The present invention relates generally to the field of fuel delivery systems. More specifically, the present invention relates to fuel delivery systems for engines configured to run outdoor power equipment.
Outdoor power equipment is typically driven by an internal combustion engine. The engine includes a carburetor, which adds fuel to air flowing through the engine for combustion processes occurring within the engine. During transport or during extended storage periods of the outdoor power equipment, it is desirable to inhibit fuel flow to the carburetor. Typically, a valve or stop cock is positioned in the fuel line to selectively provide and inhibit fuel flow to the carburetor.
One embodiment relates to an engine that includes a fuel tank, a carburetor, a speed control lever, and a transport valve. The carburetor includes a throttle valve movable between a first throttle position and a second throttle position. The speed control lever is coupled to the throttle valve and is movable between a first position corresponding to the first throttle position and a second position corresponding to the second throttle position. The transport valve is fluidly coupled between the fuel tank and the carburetor, and includes a valve element moveable between an open valve position allowing fuel flow between the fuel tank and the carburetor, and a closed valve position preventing fuel flow between the fuel tank and the carburetor. Movement of the speed control lever to the second position moves the valve element to the closed valve position to stop fluid flow between the fuel tank and the carburetor.
Another embodiment relates to an engine shutoff system for an engine having a carburetor. The engine shutoff system includes a speed control lever, and a valve moveable in response to movement of the speed control lever between an open position allowing fuel flow to the carburetor and a closed position inhibiting fuel flow to the carburetor.

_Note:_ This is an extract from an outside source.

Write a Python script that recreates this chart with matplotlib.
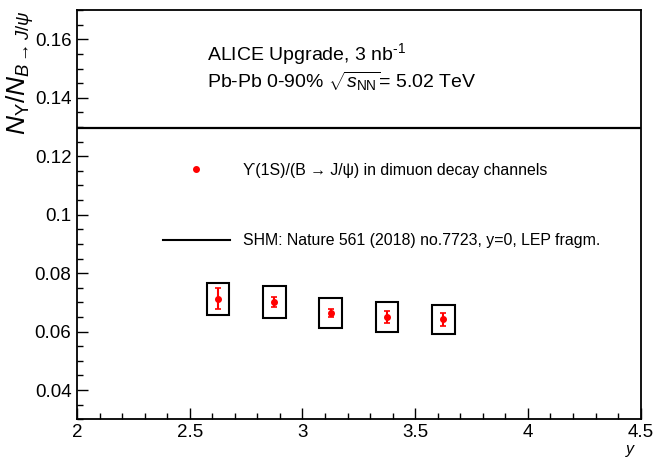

Another embodiment relates to a method of inhibiting fuel flow to a carburetor. The method includes moving a speed control lever from an on position to an off position, and moving a valve closure element from an open position where fuel flow is permitted, to a closed position where fuel flow is inhibited in response to movement of the speed control lever to the off position.
Alternative exemplary embodiments relate to other features and combinations of features as may be generally recited in the claims.
The disclosure will become more fully understood from the following detailed description, taken in conjunction with the accompanying figures, in which:
Before turning to the figures, which illustrate the exemplary embodiments in detail, it should be understood that the present application is not limited to the details or methodology set forth in the description or illustrated in the figures. It should also be understood that the terminology is for the purpose of description only and should not be regarded as limiting.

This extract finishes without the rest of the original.